Fairfax is not part of the S&P/TSX 60 index. But it is close to being added to it by S&P Dow Jones Indices, which reviews the index’s stock holdings on a quarterly basis, based on a proprietary calculation of market capitalization that excludes insiders.
“Overall, we view the [quarterly] results favorably given the combination of 1) 7% q/q increase in book value per share on a 25% return on equity quarter; 2) significant operating income from the P&C insurance beat on a strong combined ratio of ~90%; and, 3) run-rate interest and dividend income of $2.0 billion,” Mr. Gloyn said.
The analyst also said Fairfax management provided “ample commentary” in response to allegations made in Muddy Water’s report in early February against the company. Muddy Waters, which shorted Fairfax stock, claimed the company manipulated asset values. Fairfax denies the allegations.

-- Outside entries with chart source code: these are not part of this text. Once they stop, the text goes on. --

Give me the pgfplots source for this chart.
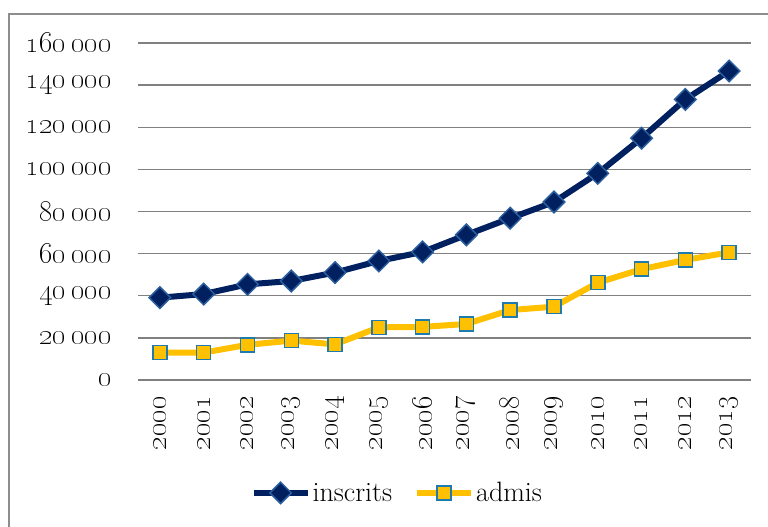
\documentclass[border=0pt]{standalone}
\usepackage{pgfplots}
\pgfplotsset{compat=1.18}
\definecolor{navy}{HTML}{002060}
\definecolor{navyedge}{HTML}{2A5E9E}
\definecolor{gold}{HTML}{FFC000}
\definecolor{goldedge}{HTML}{1F7AAE}
\definecolor{gridgray}{HTML}{808080}
\newcommand{\os}[1]{\oldstylenums{#1}}
\begin{document}
\begin{tikzpicture}[x=1pt,y=1pt]
\useasboundingbox (0,0) rectangle (768,527);
\draw[gridgray!90,line width=1.6pt] (9,-5) -- (9,513) -- (773,513);
\begin{axis}[
  at={(138pt,147pt)}, anchor=south west,
  scale only axis, width=613pt, height=337pt,
  xmin=-0.5, xmax=13.5, ymin=0, ymax=160000,
  scaled y ticks=false,
  axis line style={draw=none},
  ymajorgrids, grid style={gridgray, line width=1.3pt},
  major tick length=0pt,
  xtick={0,...,13},
  xticklabels={\os{2000},\os{2001},\os{2002},\os{2003},\os{2004},\os{2005},\os{2006},\os{2007},\os{2008},\os{2009},\os{2010},\os{2011},\os{2012},\os{2013}},
  x tick label style={rotate=90, anchor=east, font=\fontsize{32}{36}\selectfont, inner sep=0pt},
  ytick={0,20000,40000,60000,80000,100000,120000,140000,160000},
  yticklabels={\os{0},\os{20}\,\os{000},\os{40}\,\os{000},\os{60}\,\os{000},\os{80}\,\os{000},\os{100}\,\os{000},\os{120}\,\os{000},\os{140}\,\os{000},\os{160}\,\os{000}},
  y tick label style={font=\fontsize{30}{34}\selectfont, anchor=east, inner sep=0pt},
  yticklabel shift=26pt,
  xticklabel shift=16pt,
  clip=false,
  legend columns=2,
  legend style={at={(0.423,-0.335)}, anchor=center, draw=none, fill=none,
    font=\fontsize{28}{32}\selectfont, /tikz/every even column/.append style={column sep=20pt}},
  legend image code/.code={\draw[#1, mark repeat=2, mark phase=2] plot coordinates {(0pt,0pt) (27pt,0pt) (54pt,0pt)};},
]
\addplot[navy, line width=6pt, mark=square*, mark size=7.6pt,
  mark options={fill=navy, draw=navyedge, line width=1.5pt, rotate=45}]
  coordinates {(0,39100) (1,40800) (2,45400) (3,47000) (4,51000) (5,56500) (6,60800) (7,68900) (8,76800) (9,84500) (10,98100) (11,114800) (12,133200) (13,146700)};
\addlegendentry{inscrits}
\addplot[gold, line width=6pt, mark=square*, mark size=7pt,
  mark options={fill=gold, draw=goldedge, line width=1.5pt}]
  coordinates {(0,13000) (1,13000) (2,16700) (3,18700) (4,16900) (5,25000) (6,25200) (7,26600) (8,33200) (9,34800) (10,46200) (11,52600) (12,57000) (13,60600)};
\addlegendentry{admis}
\end{axis}
\end{tikzpicture}
\end{document}
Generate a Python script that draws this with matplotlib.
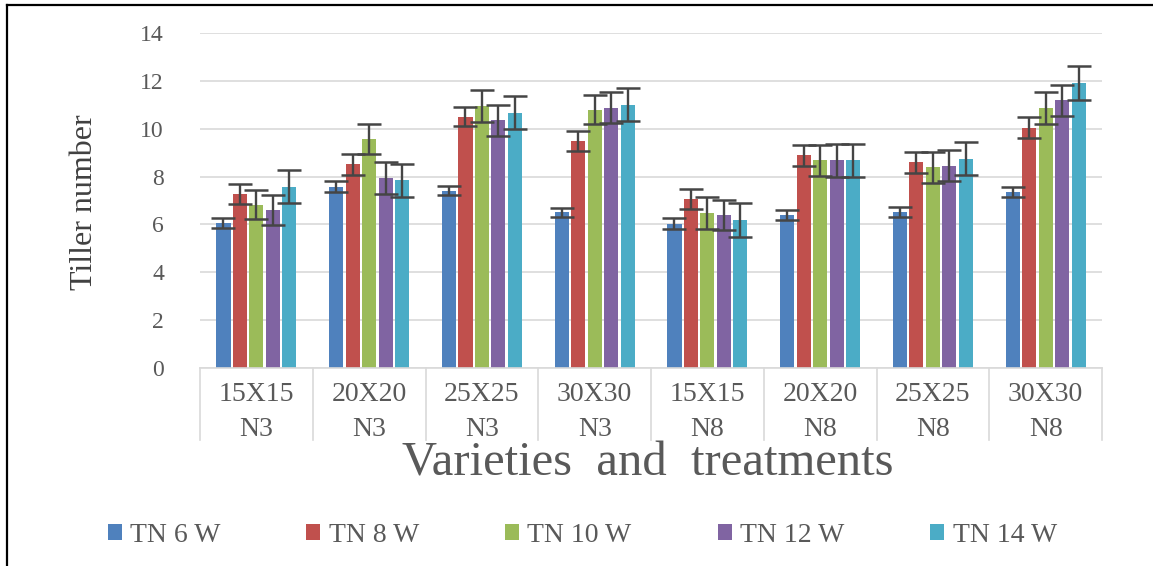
import numpy as np
import matplotlib
matplotlib.use("Agg")
import matplotlib.pyplot as plt
from matplotlib.lines import Line2D
import matplotlib.transforms as mtransforms

# data
spacing = ["15X15", "20X20", "25X25", "30X30", "15X15", "20X20", "25X25", "30X30"]
nitrogen = ["N3", "N3", "N3", "N3", "N8", "N8", "N8", "N8"]
series = ["TN 6 W", "TN 8 W", "TN 10 W", "TN 12 W", "TN 14 W"]

tn6 = [6.05, 7.58, 7.41, 6.51, 6.03, 6.40, 6.51, 7.34]
tn8 = [7.27, 8.52, 10.50, 9.49, 7.06, 8.89, 8.59, 10.04]
tn10 = [6.83, 9.56, 10.94, 10.80, 6.47, 8.68, 8.38, 10.87]
tn12 = [6.61, 7.94, 10.35, 10.87, 6.40, 8.68, 8.45, 11.18]
tn14 = [7.58, 7.85, 10.66, 11.01, 6.19, 8.68, 8.75, 11.91]

err6 = [0.20, 0.22, 0.19, 0.18, 0.23, 0.22, 0.21, 0.21]
err8 = [0.40, 0.44, 0.40, 0.43, 0.42, 0.44, 0.43, 0.43]
err10 = [0.62, 0.62, 0.66, 0.62, 0.66, 0.66, 0.64, 0.66]
err12 = [0.62, 0.66, 0.65, 0.65, 0.62, 0.68, 0.65, 0.66]
err14 = [0.69, 0.69, 0.69, 0.70, 0.70, 0.69, 0.69, 0.69]

values = [tn6, tn8, tn10, tn12, tn14]
errors = [err6, err8, err10, err12, err14]
colors = ["#4F81BD", "#C0504D", "#9BBB59", "#8064A2", "#4BACC6"]

serif = ["Liberation Serif", "DejaVu Serif"]
plt.rcParams["font.family"] = serif

fig = plt.figure(figsize=(11.53, 5.66), dpi=100)
ax = fig.add_axes([0.1735, 0.3498, 0.7823, 0.5919])

x = np.arange(len(spacing))
pitch = 0.146
width = 0.125
for i, (vals, errs) in enumerate(zip(values, errors)):
    pos = x + (i - 2) * pitch
    ax.bar(pos, vals, width, color=colors[i], label=series[i], zorder=2)
    ax.errorbar(pos, vals, yerr=errs, fmt="none", ecolor="#454545",
                elinewidth=1.7, capsize=8.5, capthick=1.8, zorder=3)

ax.set_xlim(-0.5, len(spacing) - 0.5)
ax.set_ylim(0, 14)
ax.set_yticks(range(0, 15, 2))
ax.yaxis.grid(True, color="#D9D9D9", linewidth=1.2, zorder=0)
ax.set_axisbelow(True)
for s in ["top", "right", "left"]:
    ax.spines[s].set_visible(False)
ax.spines["bottom"].set_color("#D9D9D9")
ax.spines["bottom"].set_linewidth(1.2)
ax.tick_params(axis="y", length=0, pad=26, labelsize=17, labelcolor="#595959")

ax.set_xticks(x)
ax.set_xticklabels([f"{a}\n{b}" for a, b in zip(spacing, nitrogen)],
                   fontsize=20, color="#595959", linespacing=1.55)
ax.tick_params(axis="x", length=0, pad=10)

# category box separators
trans = mtransforms.blended_transform_factory(ax.transData, ax.transAxes)
for b in np.arange(-0.5, len(spacing), 1.0):
    ax.plot([b, b], [0, -0.215], transform=trans, color="#D9D9D9",
            linewidth=1.2, clip_on=False)

fig.text(0.562, 1 - 464 / 566, "Varieties  and  treatments", ha="center",
         va="center", fontsize=35, color="#595959")
fig.text(85 / 1153, 1 - 202 / 566, "Tiller number", rotation=90, ha="center",
         va="center", fontsize=23, color="#404040")

leg = fig.legend(loc="center", bbox_to_anchor=(0.505, 1 - 535 / 566), ncol=5,
                 frameon=False, fontsize=20, handlelength=0.5, handleheight=0.5,
                 handletextpad=0.3, columnspacing=3.1)
for t in leg.get_texts():
    t.set_color("#595959")

# page frame (left and top edges)
fig.add_artist(Line2D([7 / 1153, 7 / 1153], [0, 1 - 5 / 566], color="black",
                      linewidth=1.6, transform=fig.transFigure))
fig.add_artist(Line2D([7 / 1153, 1], [1 - 5 / 566, 1 - 5 / 566], color="black",
                      linewidth=1.6, transform=fig.transFigure))

fig.savefig("out.png", dpi=100, facecolor="white")
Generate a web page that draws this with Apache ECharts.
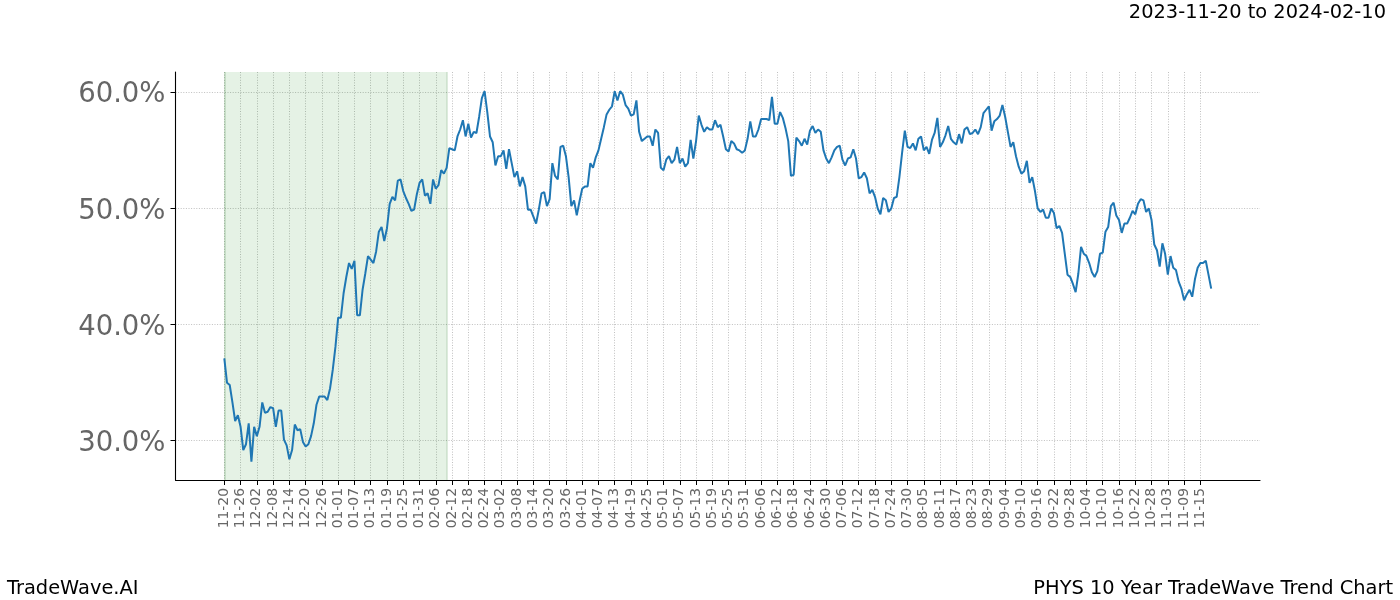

Mr. Gloyn also provided several takeaways from this year’s CEO letter: “1) Overall, CEO Prem Watsa struck an upbeat tone in his annual letter to shareholders. Notably, the number exclamation points - a sign of excitement - totaled 57 this year (!) which compares to 34 last year and 27 in 2021. 2) Fairfax reiterated they expect sustainable $4 bln in annual operating income (up from $3 bln), consisting of $2 bln from interest and dividend income, $1.2 bln of underwriting profit and $750 mln from associates and non-insurance. We agree with management’s additional commentary on the Q4-23 conference call suggesting this expectation is conservative. 3) We found additional colour on investments in Poseidon (expected to generate $400 mln in net earnings in 2024 and $500 mln in 2025) and Eurobank (~$1.2 bln recurring earnings in 2023 and intiating a dividend in 2024) as confidence inspiring for non-insurance income. 4) Market values of associates and consolidated investments exceed carrying values by ~$1.0 bln (or ~$43 per share), reflecting several businesses carried at single digit multiples of FCF and/or below book value.”